New Israeli documentary looks at bizarre world of Israeli law in West Bank, other parts of future Palestinian state
When Israel 50 years ago occupied the West Bank, the Gaza Strip and other parts of land that Palestinians hope will be their own state, they quickly implemented a series of laws to govern the land. Those laws were expected to be temporary, but decades later they persist, and they've amounted to a bizarre, and sometimes contradictory, system.
A government-appointed committee of legal experts in Israel has concluded that all of the Jewish settlements in the West Bank are legal under international law.
The panel said Israel’s control over the territory that Palestinians view as the heartland of their future state does not amount to a “military occupation.”
The report is not legally binding. And is not clear how far Israeli Prime Minister Benjamin Netanyahu will go to implement the recommendations. But if the Israeli government adopts its central findings, it would mark a departure from both Israel’s own policy — and the international consensus on the status of the West Bank.
The Obama administration said it is “concerned” about the report, because the administration opposes “continued Israeli settlement activity.”
Israel’s legal framework for the occupied territories is the subject of a new documentary called “The Law in These Parts.” It’s a pointed look at the legal side of Israel’s 45-year-old occupation.
Ra’anan Alexandrowicz shot an earlier documentary about Palestinian kids that came out in 2001. A few years later, he started getting phone calls from some of the families of youth he’d spent time with. Their teenagers had been arrested by Israeli soldiers, and they wondered whether he’d come to the military court hearing.
Alexandrowicz said that’s when he got the idea for this film. He felt that, like most Israelis, he didn’t know much about the legal system that Israel developed for the occupied territories.
“Even though I had been a soldier in the Israeli army at the end of the 80s, the beginning of the 90s, the height of the first intifada, I’ve never been in a military courtroom," Alexandrowicz said. "Looking at those trials and understanding them, I started to think that it’s very important that Israeli society become aware.”
For his protagonists, Alexandrowicz chose the legal professionals – retired military judges, advocates and advisers – who wrote, shaped and implemented a legal system for Israeli-occupied lands.

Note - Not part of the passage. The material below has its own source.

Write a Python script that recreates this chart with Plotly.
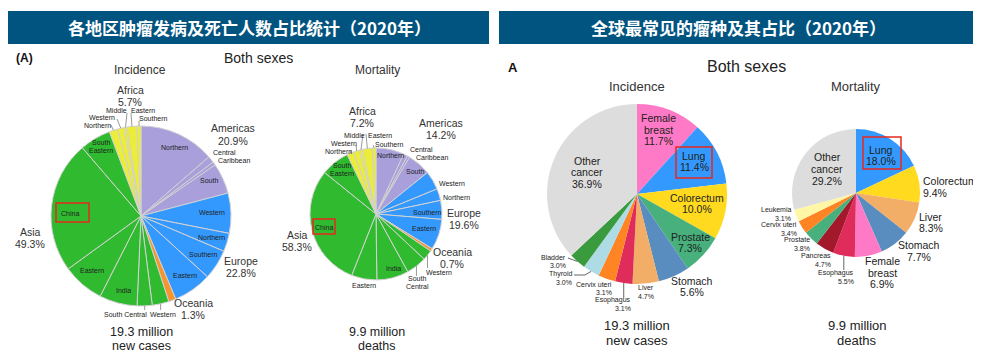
import math
import plotly.graph_objects as go

W, H = 981, 357          # browser window
OX, OY = 8, 8            # default page body margin
FW, FH = W - OX, H - OY  # figure size

# ---------------- data ----------------
# Left panel: share (%) of cases / deaths by world region and sub-region (2020)
region_of = ["Americas", "Americas", "Americas", "Americas",
             "Europe", "Europe", "Europe", "Europe",
             "Oceania",
             "Asia", "Asia", "Asia", "Asia", "Asia", "Asia",
             "Africa", "Africa", "Africa", "Africa", "Africa"]
subregions = ["Northern", "Central", "Caribbean", "South",
              "Western", "Northern", "Southern", "Eastern",
              "Oceania",
              "Western", "South Central", "India", "Eastern", "China", "South Eastern",
              "Northern", "Western", "Middle", "Eastern", "Southern"]
sub_incidence = [13.6, 1.2, 0.6, 5.5,
                 7.2, 3.3, 5.4, 6.9,
                 1.3,
                 3.0, 2.7, 6.8, 7.5, 23.7, 5.6,
                 1.5, 1.2, 0.5, 1.8, 0.7]
sub_mortality = [6.9, 1.0, 0.6, 5.7,
                 4.6, 2.9, 4.6, 7.5,
                 0.7,
                 2.5, 5.0, 7.8, 6.2, 29.8, 7.0,
                 1.7, 1.5, 0.7, 2.4, 0.9]
regions = ["Americas", "Europe", "Oceania", "Asia", "Africa"]
region_incidence = [20.9, 22.8, 1.3, 49.3, 5.7]
region_mortality = [14.2, 19.6, 0.7, 58.3, 7.2]

# Right panel: most common cancers (%) (2020)
cancer_inc = ["Female breast", "Lung", "Colorectum", "Prostate", "Stomach", "Liver",
              "Esophagus", "Cervix uteri", "Thyroid", "Bladder", "Other cancer"]
cancer_inc_pct = [11.7, 11.4, 10.0, 7.3, 5.6, 4.7, 3.1, 3.1, 3.0, 3.0, 36.9]
cancer_mort = ["Lung", "Colorectum", "Liver", "Stomach", "Female breast", "Esophagus",
               "Pancreas", "Prostate", "Cervix uteri", "Leukemia", "Other cancer"]
cancer_mort_pct = [18.0, 9.4, 8.3, 7.7, 6.9, 5.5, 4.7, 3.8, 3.4, 3.1, 29.2]

totals_inc = ["19.3 million", "new cases"]
totals_mort = ["9.9 million", "deaths"]

# ---------------- styling ----------------
region_colors = {"Americas": "#A89FDB", "Europe": "#3399FF", "Oceania": "#F7942F",
                 "Asia": "#2FBA2F", "Africa": "#ECEC3A"}
cancer_colors = {"Female breast": "#FF7AC6", "Lung": "#3399FF", "Colorectum": "#FFDA1F",
                 "Prostate": "#47B07C", "Stomach": "#5A8DBF", "Liver": "#F2AE66",
                 "Esophagus": "#E02C5A", "Cervix uteri": "#FF8424", "Thyroid": "#AEDCE6",
                 "Bladder": "#3A9A3E", "Other cancer": "#DDDDDD", "Pancreas": "#A3182A",
                 "Leukemia": "#FFF7A6"}
FONT = "Liberation Sans, Arial, sans-serif"
CJK = "Noto Sans CJK SC"
BAR = "#01547F"

# pie geometry in window pixels (centre x, centre y, radius)
PIES = {
    "L_inc": (141, 216, 90),
    "L_mort": (376, 214, 66),
    "R_inc": (637, 194, 90),
    "R_mort": (856, 193, 64),
}


def P(x, y):
    return (x - OX) / FW, 1 - (y - OY) / FH


def domain(key):
    cx, cy, r = PIES[key]
    x0, y1 = P(cx - r, cy - r)
    x1, y0 = P(cx + r, cy + r)
    return dict(x=[x0, x1], y=[y0, y1])


def mid_angle(vals, i):
    tot = float(sum(vals))
    c = sum(vals[:i])
    return (c + vals[i] / 2.0) / tot * 360.0


def edge(key, vals, i, extra=0):
    cx, cy, r = PIES[key]
    a = math.radians(mid_angle(vals, i))
    return cx + (r + extra) * math.sin(a), cy - (r + extra) * math.cos(a)


fig = go.Figure()

ids_reg = [f"{a} – {b}" for a, b in zip(region_of, subregions)]
for key, vals in (("L_inc", sub_incidence), ("L_mort", sub_mortality)):
    fig.add_trace(go.Pie(values=vals, labels=ids_reg, sort=False, direction="clockwise",
                         rotation=0, textinfo="none", showlegend=False, hoverinfo="label+percent",
                         marker=dict(colors=[region_colors[r] for r in region_of],
                                     line=dict(color="#D2D2D2", width=1)),
                         domain=domain(key)))
for key, names, vals in (("R_inc", cancer_inc, cancer_inc_pct), ("R_mort", cancer_mort, cancer_mort_pct)):
    fig.add_trace(go.Pie(values=vals, labels=names, sort=False, direction="clockwise",
                         rotation=0, textinfo="none", showlegend=False, hoverinfo="label+percent",
                         marker=dict(colors=[cancer_colors[c] for c in names],
                                     line=dict(color="#FFFFFF", width=0)),
                         domain=domain(key)))

ann = []
shapes = []


def text(x, y, s, size, color="#222", anchor="center", bold=False, family=FONT):
    px, py = P(x, y)
    ann.append(dict(x=px, y=py, xref="paper", yref="paper", text=f"<b>{s}</b>" if bold else s,
                    showarrow=False, xanchor=anchor, yanchor="middle", borderpad=0,
                    font=dict(family=family, size=size, color=color)))


def block(x, yc, lines, size, spacing, color="#222", anchor="center"):
    n = len(lines)
    y0 = yc - spacing * (n - 1) / 2.0
    for k, s in enumerate(lines):
        text(x, y0 + k * spacing, s, size, color, anchor)


def line(x0, y0, x1, y1, color="#9A9A9A", width=1):
    a, b = P(x0, y0)
    c, d = P(x1, y1)
    shapes.append(dict(type="line", xref="paper", yref="paper", x0=a, y0=b, x1=c, y1=d,
                       line=dict(color=color, width=width), layer="above"))


def rect(x0, y0, x1, y1, fill=None, color="#E8281E", width=1.5, layer="above"):
    a, b = P(x0, y1)
    c, d = P(x1, y0)
    shapes.append(dict(type="rect", xref="paper", yref="paper", x0=a, y0=b, x1=c, y1=d,
                       line=dict(color=color, width=width),
                       fillcolor=fill if fill else "rgba(0,0,0,0)", layer=layer))


# ---------------- title bars ----------------
rect(8, 11, 489, 44, fill=BAR, color=BAR, width=0, layer="below")
rect(499, 11, 977, 44, fill=BAR, color=BAR, width=0, layer="below")
text(249, 27.5, "各地区肿瘤发病及死亡人数占比统计（2020年）", 17, "white", bold=True, family=CJK)
text(738, 27.5, "全球最常见的瘤种及其占比（2020年）", 17, "white", bold=True, family=CJK)

# ---------------- left panel ----------------
text(24, 58, "(A)", 12, "#111", bold=True)
text(258, 58, "Both sexes", 14, "#222")
text(140, 70, "Incidence", 12, "#333")
text(377, 70, "Mortality", 12, "#333")
block(141, 338.5, totals_inc, 12.5, 14, "#222")
block(377, 338.5, totals_mort, 12.5, 14, "#222")

# region totals
pos_reg_inc = {"Africa": (130, 96), "Americas": (233, 134.5), "Europe": (241, 267),
               "Oceania": (193, 309), "Asia": (30, 237.5)}
pos_reg_mort = {"Africa": (362, 117), "Americas": (441, 129), "Europe": (464, 219),
                "Oceania": (452, 258), "Asia": (297, 240.5)}
for name, v in zip(regions, region_incidence):
    x, y = pos_reg_inc[name]
    block(x, y, [name, f"{v}%"], 10.5, 12, "#333")
for name, v in zip(regions, region_mortality):
    x, y = pos_reg_mort[name]
    block(x, y, [name, f"{v}%"], 10.5, 12, "#333")

# sub-region labels (index -> pixel position)
sub_pos_inc = {0: (174, 147), 1: (224, 152.5), 2: (234, 160), 3: (209, 180),
               4: (212, 212), 5: (211, 237), 6: (203, 254), 7: (185, 275),
               9: (163, 314), 10: (125, 314), 11: (123, 290), 12: (92, 270),
               13: (70, 213), 14: (101, 146.5),
               15: (97, 125), 16: (102, 117), 17: (116, 110), 18: (143, 110), 19: (153, 118)}
sub_pos_mort = {0: (390, 155), 1: (421, 149.5), 2: (432, 157.5), 3: (415, 172),
                4: (452, 183), 5: (456, 197), 6: (427, 212), 7: (424, 229),
                9: (439, 272), 10: (417, 282), 11: (393, 268), 12: (364, 285),
                13: (324, 227), 14: (342, 169.5),
                15: (338, 151), 16: (344, 143.5), 17: (354, 136), 18: (380, 136), 19: (389, 144)}
wrap_inc = {14}
wrap_mort = {10, 14}
for i, (x, y) in sub_pos_inc.items():
    block(x, y, subregions[i].split(" ") if i in wrap_inc else [subregions[i]], 7, 8, "#222")
for i, (x, y) in sub_pos_mort.items():
    block(x, y, subregions[i].split(" ") if i in wrap_mort else [subregions[i]], 7, 8, "#222")

# China boxes
rect(56, 203, 89, 222)
rect(313, 219, 335, 234)

# leader lines (from slice edge at mid-angle to label)
lead_inc = {15: (111, 125), 16: (117, 119), 17: (127, 113), 18: (131, 113), 19: (139, 121),
            9: None, 10: None}
for i, tgt in lead_inc.items():
    ex, ey = edge("L_inc", sub_incidence, i)
    if tgt is None:
        line(ex, ey, ex, 310)
    else:
        line(ex, ey, tgt[0], tgt[1])
lead_mort = {15: (351, 150), 16: (356, 145), 17: (363, 134), 18: (366, 134), 19: (373, 145),
             9: None, 10: None}
for i, tgt in lead_mort.items():
    ex, ey = edge("L_mort", sub_mortality, i)
    if tgt is None:
        line(ex, ey, ex, 268 if i == 9 else 276)
    else:
        line(ex, ey, tgt[0], tgt[1])

# ---------------- right panel ----------------
text(513, 67, "A", 13, "#111", bold=True)
text(746, 66, "Both sexes", 16, "#222")
text(637, 86, "Incidence", 13, "#333")
text(856, 86, "Mortality", 13, "#333")
block(637, 333, totals_inc, 13, 14.5, "#222")
block(857, 333, totals_mort, 13, 14.5, "#222")


def lab_lines(name, v):
    if name in ("Female breast", "Other cancer"):
        return name.split(" ") + [f"{v}%"]
    return [name, f"{v}%"]


# incidence labels: (x, y, size, anchor)
pos_c_inc = {"Female breast": (658, 129.5, 10.5, "center"),
             "Lung": (694, 161.5, 10.5, "center"),
             "Colorectum": (697, 203.5, 10.5, "center"),
             "Prostate": (690, 242.5, 10.5, "center"),
             "Stomach": (692, 286.5, 10.5, "center"),
             "Liver": (646, 292, 7, "center"),
             "Esophagus": (632, 304, 7, "right"),
             "Cervix uteri": (613, 288.5, 7, "right"),
             "Thyroid": (573, 278, 7, "right"),
             "Bladder": (567, 261.5, 7, "right"),
             "Other cancer": (587, 172, 10.5, "center")}
for name, v in zip(cancer_inc, cancer_inc_pct):
    x, y, s, a = pos_c_inc[name]
    block(x, y, lab_lines(name, v), s, 11.5 if s > 8 else 8.5, "#222", a)

pos_c_mort = {"Lung": (881, 155.5, 10.5, "center"),
              "Colorectum": (922, 187, 10.5, "left"),
              "Liver": (918, 222.5, 10.5, "left"),
              "Stomach": (919, 251, 10.5, "center"),
              "Female breast": (882, 272.5, 10.5, "center"),
              "Esophagus": (855, 277.5, 7, "right"),
              "Pancreas": (832, 260, 7, "right"),
              "Prostate": (811, 244, 7, "right"),
              "Cervix uteri": (798, 229, 7, "right"),
              "Leukemia": (792, 214, 7, "right"),
              "Other cancer": (827, 169, 10.5, "center")}
for name, v in zip(cancer_mort, cancer_mort_pct):
    x, y, s, a = pos_c_mort[name]
    block(x, y, lab_lines(name, v), s, 11.5 if s > 8 else 8.5, "#222", a)

# Lung boxes
rect(676, 147, 712, 178)
rect(863, 137, 901, 169)

# right leader lines
ex, ey = edge("R_inc", cancer_inc_pct, cancer_inc.index("Esophagus"))
line(ex, ey, ex, 298, "#666")
ex, ey = edge("R_inc", cancer_inc_pct, cancer_inc.index("Thyroid"))
line(ex, ey, 585, 275, "#666")
line(585, 275, 574, 275, "#666")
ex, ey = edge("R_inc", cancer_inc_pct, cancer_inc.index("Bladder"))
line(ex, ey, 568, 258, "#666")
ex, ey = edge("R_mort", cancer_mort_pct, cancer_mort.index("Esophagus"))
line(ex, ey, ex, 270, "#666")

fig.update_layout(width=FW, height=FH, margin=dict(l=0, r=0, t=0, b=0),
                  paper_bgcolor="white", plot_bgcolor="white",
                  annotations=ann, shapes=shapes, showlegend=False)
fig.write_html("out.html")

Alexandrowicz did extensive studio interviews with his subjects. And then cleverly interspersed these with archival material from the occupied territories, including scenes with some of his main characters.
There’s one poignant scene with army judge Jonathan Livny, shot in a military courtroom during the first intifada.
“I realize that I’m sent to the West Bank by the Israeli flag. To the people who sit here, opposite it, view it as the flag as the enemy and I represent that flag,” Livny said. “But on the other hand, the other symbol, which is even higher than the flag, are the scales of justice. And I always say that I would like to be able, and I hope I can always love my country as represented by the flag and still love justice. And still uphold justice.”
“The public perception is that most of this has to do with security,” Alexandrowicz said.
And he said the earliest laws published by Israeli military authorities in the occupied territories were indeed about security. They were basic rules about criminality and the penal code.
“But afterwards, as I show in the film,” Alexandrowicz added, “immediately there had to be dozens and then hundreds and finally thousands of orders that have to do with things that are completely not related to security. It can be orders about what plants the local population is not allowed to pick anymore. It can be orders that have to do with traffic. It can be orders that have to do with some of the resources of the area.”
The Israeli military protects certain basic rights for Palestinians living under occupation. They have access to Israel’s high court, for example. But here’s the problem with the situation in the West Bank today, Alexandrowicz said.
A legal system that was once assumed to be temporary is now nearly half-a-century old. And there’s a fundamental flaw in the way Palestinian non-citizens are governed.
“In that same area, you have another group of people, Israeli citizens who live in the area and they do have Israeli citizenship. They enjoy all the rights that come with being Israeli citizens and that makes a very different situation on every section of life you choose to examine. It makes a great difference between the two groups,” he said.
And crafting a legal system for such a situation, as one of his interviewees puts it, means entering into a gray world — a place where the values of justice and rule of law collide with politics and ideology.
The Law in These Parts is showing in San Francisco later this month and in other U.S. cities in the fall.